Talavante y el pastor alemán que cada mañana corre junto a él. Un Antonio Ferrera que entiende que no puedan entenderlo. Paco Camino, que formó parte de una baraja de tonantes reyes y hoy sólo se acerca a Madrid para comer con Aparicio. El recién llegado Tomás Rufo, un «misil a la cúpula del escalafón» que, antes de su triunfo, no había pisado la Maestranza ni como espectador. Juan Ortega, que subraya la diferencia -lo hace en cada muletazo- entre un plato de cerámica pintado a mano y otro de plástico. El Ureña y el Urdiales que han paladeado la gloria tanto como aguantado el tirón y el reto de sentir la suerte soplando de espaldas.

El Ojeda que toreaba de noche en las marismas y su profundo y sencillo porqué. Manzanares, con la efigie paterna enmarcada siempre por la luz de su sentimiento. El Emilio Muñoz de la frase a tiempo. Florito, el Gerión de Las Ventas, sibila que se resiste con todas sus fuerzas y lágrimas a vaticinar el día de la extinción de la ganadería brava. César Rincón, que pone firmes a los animalistas de las dos orillas del Atlántico. Pablo Aguado, «costura de una escuela» para quien pasar miedo es fundamental.
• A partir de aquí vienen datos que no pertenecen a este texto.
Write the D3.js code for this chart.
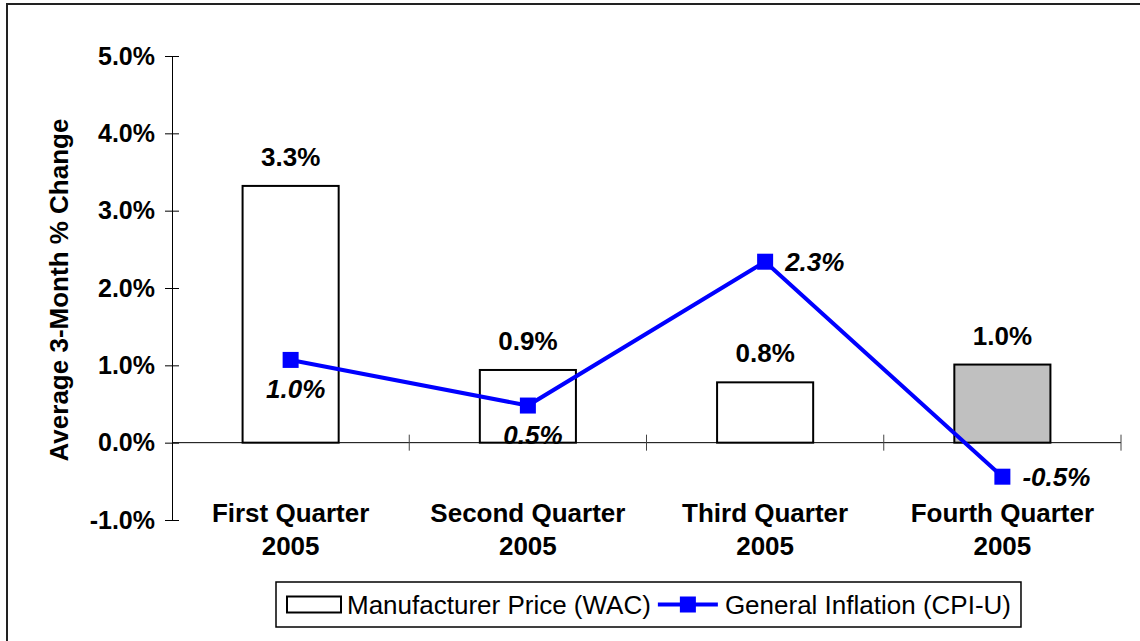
<!DOCTYPE html>
<html>
<head>
<meta charset="utf-8">
<script src="https://cdn.jsdelivr.net/npm/d3@7"></script>
<style>
  body { margin: 0; background: #fff; }
  text { font-family: Arial, "Liberation Sans", sans-serif; }
</style>
</head>
<body>
<div id="chart"></div>
<script>
// quarters and values (percent)
const quarters = [["First Quarter", "2005"], ["Second Quarter", "2005"], ["Third Quarter", "2005"], ["Fourth Quarter", "2005"]];
const wacValues = [3.32, 0.94, 0.78, 1.01];
const wacLabels = ["3.3%", "0.9%", "0.8%", "1.0%"];
const barFills = ["#ffffff", "#ffffff", "#ffffff", "#c0c0c0"];
const cpiValues = [1.07, 0.48, 2.34, -0.44];
const cpiLabels = ["1.0%", "0.5%", "2.3%", "-0.5%"];
const cpiLabelSide = ["below", "below", "right", "right"];
const yTicks = [-1, 0, 1, 2, 3, 4, 5];
const legendNames = ["Manufacturer Price (WAC)", "General Inflation (CPI-U)"];

const width = 1140, height = 641;

const svg = d3.select("#chart")
  .append("svg")
    .attr("width", width)
    .attr("height", height);

// outer frame, its right and bottom edges are cut off in the picture
svg.append("rect")
  .attr("x", 7).attr("y", 4)
  .attr("width", 1300).attr("height", 800)
  .attr("fill", "#fff")
  .attr("stroke", "#222")
  .attr("stroke-width", 2);

var x = d3.scaleBand()
  .domain(d3.range(quarters.length))
  .range([172, 1121])
  .padding(0);

var y = d3.scaleLinear()
  .domain([-1, 5])
  .range([520, 56]);

// Y axis, ticks cross the line
var yAxis = svg.append("g")
  .attr("transform", "translate(172,0)")
  .call(d3.axisLeft(y)
    .tickValues(yTicks)
    .tickSize(7)
    .tickSizeOuter(0)
    .tickPadding(10)
    .tickFormat(d => d.toFixed(1) + "%"));

yAxis.selectAll(".tick").append("line")
  .attr("x1", 0).attr("x2", 7)
  .attr("stroke", "currentColor");

yAxis.selectAll("text")
  .style("font-size", "25px")
  .style("font-weight", "bold")
  .style("font-family", "Arial, 'Liberation Sans', sans-serif")
  .attr("fill", "#000");

// X axis along zero with ticks between the quarters
svg.append("line")
  .attr("x1", x.range()[0]).attr("x2", x.range()[1])
  .attr("y1", y(0)).attr("y2", y(0))
  .attr("stroke", "#000");

svg.append("g")
  .selectAll("line")
  .data(d3.range(1, quarters.length + 1))
  .enter()
  .append("line")
    .attr("x1", d => x.range()[0] + d * x.step())
    .attr("x2", d => x.range()[0] + d * x.step())
    .attr("y1", y(0) - 8)
    .attr("y2", y(0) + 8)
    .attr("stroke", "#444");

// quarter labels
var cat = svg.append("g")
  .selectAll("text")
  .data(quarters)
  .enter()
  .append("text")
    .attr("x", (d, i) => x(i) + x.bandwidth() / 2)
    .attr("y", 522)
    .attr("text-anchor", "middle")
    .style("font-size", "26px")
    .style("font-weight", "bold");

cat.append("tspan")
  .attr("x", (d, i) => x(i) + x.bandwidth() / 2)
  .text(d => d[0]);
cat.append("tspan")
  .attr("x", (d, i) => x(i) + x.bandwidth() / 2)
  .attr("dy", 33)
  .text(d => d[1]);

// y axis title
svg.append("text")
  .attr("transform", "translate(68,290) rotate(-90)")
  .attr("text-anchor", "middle")
  .style("font-size", "26px")
  .style("font-weight", "bold")
  .text("Average 3-Month % Change");

// bars
var barW = x.bandwidth() * 0.405;
svg.append("g")
  .selectAll("rect")
  .data(wacValues)
  .enter()
  .append("rect")
    .attr("x", (d, i) => x(i) + x.bandwidth() / 2 - barW / 2)
    .attr("y", d => y(Math.max(d, 0)))
    .attr("width", barW)
    .attr("height", d => Math.abs(y(d) - y(0)))
    .attr("fill", (d, i) => barFills[i])
    .attr("stroke", "#000")
    .attr("stroke-width", 2);

svg.append("g")
  .selectAll("text")
  .data(wacValues)
  .enter()
  .append("text")
    .attr("x", (d, i) => x(i) + x.bandwidth() / 2)
    .attr("y", d => y(d) - 20)
    .attr("text-anchor", "middle")
    .style("font-size", "26px")
    .style("font-weight", "bold")
    .text((d, i) => wacLabels[i]);

// inflation line
var line = d3.line()
  .x((d, i) => x(i) + x.bandwidth() / 2)
  .y(d => y(d));

svg.append("path")
  .datum(cpiValues)
  .attr("d", line)
  .attr("fill", "none")
  .attr("stroke", "#0000ff")
  .attr("stroke-width", 4);

svg.append("g")
  .selectAll("rect")
  .data(cpiValues)
  .enter()
  .append("rect")
    .attr("x", (d, i) => x(i) + x.bandwidth() / 2 - 8)
    .attr("y", d => y(d) - 8)
    .attr("width", 16)
    .attr("height", 16)
    .attr("fill", "#0000ff");

svg.append("g")
  .selectAll("text")
  .data(cpiValues)
  .enter()
  .append("text")
    .attr("x", (d, i) => x(i) + x.bandwidth() / 2 + (cpiLabelSide[i] == "right" ? 20 : 5))
    .attr("y", (d, i) => y(d) + (cpiLabelSide[i] == "right" ? 9 : 38))
    .attr("text-anchor", (d, i) => cpiLabelSide[i] == "right" ? "start" : "middle")
    .style("font-size", "26px")
    .style("font-weight", "bold")
    .style("font-style", "italic")
    .text((d, i) => cpiLabels[i]);

// legend
var lg = svg.append("g");
var box = lg.append("rect")
  .attr("x", 276).attr("y", 582)
  .attr("height", 45)
  .attr("fill", "#fff")
  .attr("stroke", "#000")
  .attr("stroke-width", 1.5);

var cy = 604.5;
var cx = 287;
lg.append("rect")
  .attr("x", cx).attr("y", cy - 8)
  .attr("width", 54).attr("height", 16)
  .attr("fill", "#fff")
  .attr("stroke", "#000")
  .attr("stroke-width", 2);
cx += 60;
var t1 = lg.append("text")
  .attr("x", cx).attr("y", cy + 9)
  .style("font-size", "26px")
  .text(legendNames[0]);
cx += t1.node().getComputedTextLength() + 7;
lg.append("line")
  .attr("x1", cx).attr("x2", cx + 60)
  .attr("y1", cy).attr("y2", cy)
  .attr("stroke", "#0000ff")
  .attr("stroke-width", 4);
lg.append("rect")
  .attr("x", cx + 30 - 8).attr("y", cy - 8)
  .attr("width", 16).attr("height", 16)
  .attr("fill", "#0000ff");
cx += 67;
var t2 = lg.append("text")
  .attr("x", cx).attr("y", cy + 9)
  .style("font-size", "26px")
  .text(legendNames[1]);
cx += t2.node().getComputedTextLength() + 10;
box.attr("width", cx - 276);
</script>
</body>
</html>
Y Roca Rey –«Y hoy el que manda es él», sentenció Barquerito– asomándose a la habitación del Hotel La Perla de Pamplona para recomendarnos vivir el presente, no sea que se nos venga encima de improviso ese fundido en negro siempre al acecho, y que nos deja una de las frases más de categoría de todo el libro:

-Jugarte la vida para complacer otros gustos no parece lo más indicado.
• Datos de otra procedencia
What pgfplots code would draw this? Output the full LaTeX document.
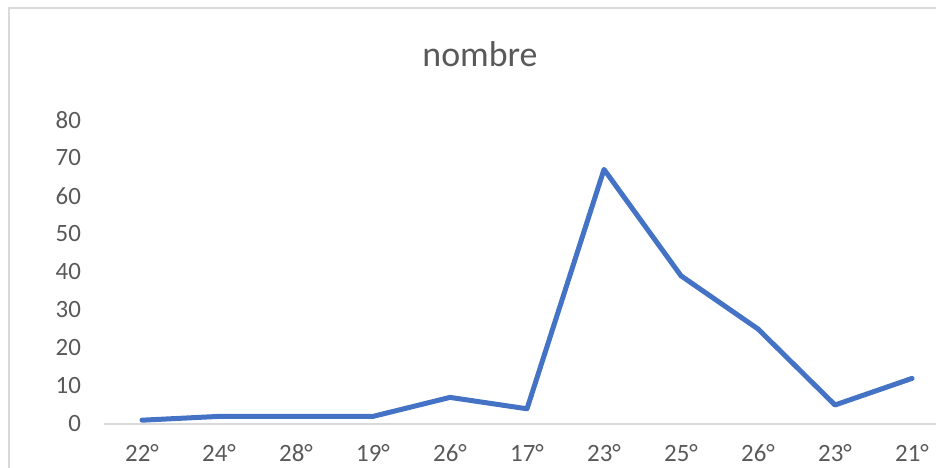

Inspirado su título en una sentencia de Curro Romero, el de Zabala de la Serna -tremendo torerazo su abuelo Victoriano- con Aymá es libro para casi todos los gustos toreros y, al margen de ese pesimismo decíamos que casi crónico en el torero hace años en su casa en vez de en los carteles, sumamente elocuente acerca del incierto porvenir hoy encarado por la tauromaquia. Ojalá -quiera Dios- Florito se equivoque, aunque sólo muy de hijos a brevas la gente del campo yerra en predicciones climatológicas.